Addressing the 18th China-Asean Business and Investment Summit in the southern Chinese city of Nanning, Vice-President Wang Qishan said that both partners need to foster new development drivers to accelerate economic recovery.
“We will treat Asean as a priority in China’s neighbourhood diplomacy,” Wang told the gathering of diplomats, businesspersons and officials who tuned in via video link.
“China will import more distinctive products from Asean, expand mutual investment, deepen the industrial supply chain and promote Lancang-Mekong cooperation,” he said, referring to an economic corridor with Indochina.
Chinese trade with the 10 members of the Association of Southeast Asian Nations grew 38% to US$410.7 billion in the first six month of 2021 from a year before, with exports to the bloc rising to US$225.8 billion and imports reaching US$184.9 billion.
Laos Prime Minister Phankham Viphavanh said today that the country will open its first rail link with China on Dec 2
The 426km Laotian section of the line, funded by Beijing through the Belt and Road Initiative, runs from the capital Vientiane north to Boten on the Chinese border where it will connect onward to the city of Kunming.
To the south, the line is to later extend across the Mekong from Vientiane to Thailand, reaching through to Bangkok.
Work recently began on the first phase of construction in Thailand, with completion scheduled for late 2026.
China has two rail links with Vietnam.
Construction on a line between Kunming and Mandalay, Myanmar has been slowed by growing unrest in the Southeast Asian country.

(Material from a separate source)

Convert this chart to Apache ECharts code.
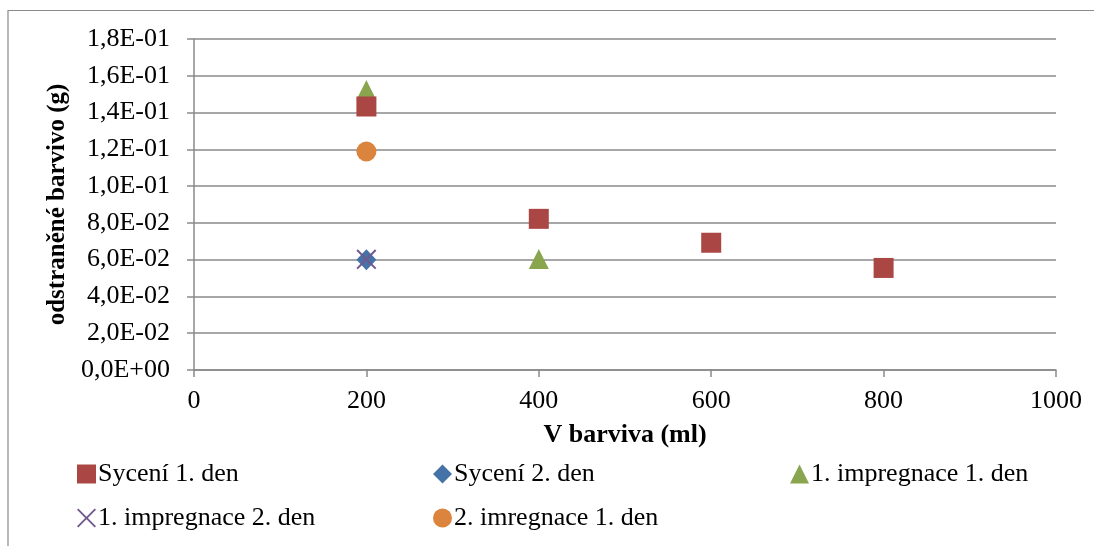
<!DOCTYPE html>
<html>
<head>
<meta charset="utf-8">
<style>
  html, body { margin: 0; padding: 0; background: #ffffff; }
  #chart { width: 1094px; height: 546px; }
</style>
<script src="https://cdn.jsdelivr.net/npm/echarts@6/dist/echarts.min.js"></script>
</head>
<body>
<div id="chart"></div>
<script>
// Series names
const seriesNames = [
  'Sycení 1. den',
  'Sycení 2. den',
  '1. impregnace 1. den',
  '1. impregnace 2. den',
  '2. imregnace 1. den'
];

// V barviva (ml) / odstraněné barvivo (g) for each series
const syceni1X = [200, 400, 600, 800];
const syceni1Y = [0.1433, 0.0822, 0.0692, 0.0555];

const syceni2X = [200];
const syceni2Y = [0.0600];

const impregnace1Den1X = [200, 400];
const impregnace1Den1Y = [0.1522, 0.0603];

const impregnace1Den2X = [200];
const impregnace1Den2Y = [0.0602];

const imregnace2Den1X = [200];
const imregnace2Den1Y = [0.1188];

// Axis tick labels
const xTickLabels = ['0', '200', '400', '600', '800', '1000'];
const yTickLabels = [
  '0,0E+00', '2,0E-02', '4,0E-02', '6,0E-02', '8,0E-02',
  '1,0E-01', '1,2E-01', '1,4E-01', '1,6E-01', '1,8E-01'
];

const colors = ['#AA4643', '#4572A7', '#89A54E', '#71588F', '#DB843D'];
const crossPath = 'path://M0,0.7L0.7,0L5,4.3L9.3,0L10,0.7L5.7,5L10,9.3L9.3,10L5,5.7L0.7,10L0,9.3L4.3,5Z';
const symbols = ['rect', 'diamond', 'triangle', crossPath, 'circle'];
const symbolSizes = [20, [20, 21], 20, 20, 20];
const zOrder = [4, 2, 3, 5, 2];

const pairs = (xs, ys) => xs.map((x, i) => [x, ys[i]]);
const seriesData = [
  pairs(syceni1X, syceni1Y),
  pairs(syceni2X, syceni2Y),
  pairs(impregnace1Den1X, impregnace1Den1Y),
  pairs(impregnace1Den2X, impregnace1Den2Y),
  pairs(imregnace2Den1X, imregnace2Den1Y)
];

const font = 'Liberation Serif';
const gray = '#8a8a8a';

// Legend laid out as a fixed two-row grid
const legendSpots = [
  { left: 77, top: 461 },
  { left: 433, top: 461 },
  { left: 790, top: 461 },
  { left: 77, top: 505 },
  { left: 433, top: 505 }
];

const chart = echarts.init(document.getElementById('chart'), null, { renderer: 'canvas' });

chart.setOption({
  animation: false,
  backgroundColor: '#ffffff',
  color: colors,
  graphic: [{
    type: 'rect',
    silent: true,
    shape: { x: 8, y: 10.5, width: 1300, height: 800 },
    style: { fill: 'none', stroke: gray, lineWidth: 1.2 }
  }],
  grid: { left: 194, right: 38, top: 39, bottom: 176 },
  legend: seriesNames.map((name, i) => ({
    data: [{ name: name, icon: symbols[i] }],
    left: legendSpots[i].left,
    top: legendSpots[i].top,
    padding: 0,
    itemWidth: 19,
    itemHeight: 19,
    selectedMode: false,
    textStyle: { fontFamily: font, fontSize: 26, color: '#000000', padding: [0, 0, 0, -3] }
  })),
  xAxis: {
    type: 'value',
    min: 0,
    max: 1000,
    interval: 200,
    name: 'V barviva (ml)',
    nameLocation: 'middle',
    nameGap: 52,
    nameTextStyle: { fontFamily: font, fontSize: 26, fontWeight: 'bold', color: '#000000' },
    axisLine: { show: true, lineStyle: { color: gray, width: 1.5 } },
    axisTick: { show: true, length: 7, lineStyle: { color: gray, width: 1.5 } },
    axisLabel: {
      fontFamily: font, fontSize: 26, color: '#000000', margin: 18,
      formatter: (value, index) => xTickLabels[index]
    },
    splitLine: { show: false }
  },
  yAxis: {
    type: 'value',
    min: 0,
    max: 0.18,
    interval: 0.02,
    name: 'odstraněné barvivo (g)',
    nameLocation: 'middle',
    nameGap: 120,
    nameTextStyle: { fontFamily: font, fontSize: 25, fontWeight: 'bold', color: '#000000' },
    axisLine: { show: true, lineStyle: { color: gray, width: 1.5 } },
    axisTick: { show: true, length: 7, lineStyle: { color: gray, width: 1.5 } },
    axisLabel: {
      fontFamily: font, fontSize: 26, color: '#000000', margin: 24,
      formatter: (value, index) => yTickLabels[index]
    },
    splitLine: { show: true, lineStyle: { color: gray, width: 1.5 } }
  },
  series: seriesNames.map((name, i) => ({
    name: name,
    type: 'scatter',
    data: seriesData[i],
    symbol: symbols[i],
    symbolSize: symbolSizes[i],
    z: zOrder[i],
    itemStyle: { color: colors[i], opacity: 1 }
  }))
});
</script>
</body>
</html>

“I would like to request China and our Asean friends to work with us to revitalise the economy of the region,” said Myanmar Commerce Minister Pwint San at the Nanning summit.
“I would like to reiterate that we all need to work together to liberalise the non-tariff barriers on goods that are essential to facilitate and boost our trade.”
Meanwhile, shipments along a transport corridor involving both land and sea routes between China and Southeast Asia, known as the Chongqing Connectivity Initiative, rose 30% last year, according to Singapore Deputy Prime Minister Heng Swee Keat.
The calls to boost trade come as concerns rise that growth in China, the region’s economic engine, might be losing momentum.
Backed by strong demand from key trading partners amid delta variant Covid outbreaks, Chinese exports in August beat market expectations, rising 25.6% from a year before, up from 19.3% growth in July.
Imports rose 33.1%, up from 28.1% in July.
Li-Gang Liu, chief China economist for Citigroup, said in a client note on Wednesday that “the strong export growth is unlikely to be repeated in the remainder of the year”.
With developed economic reopening, Liu expects consumers to shift spending back to services from goods purchases, and said the strong yuan would undermine Chinese competitiveness.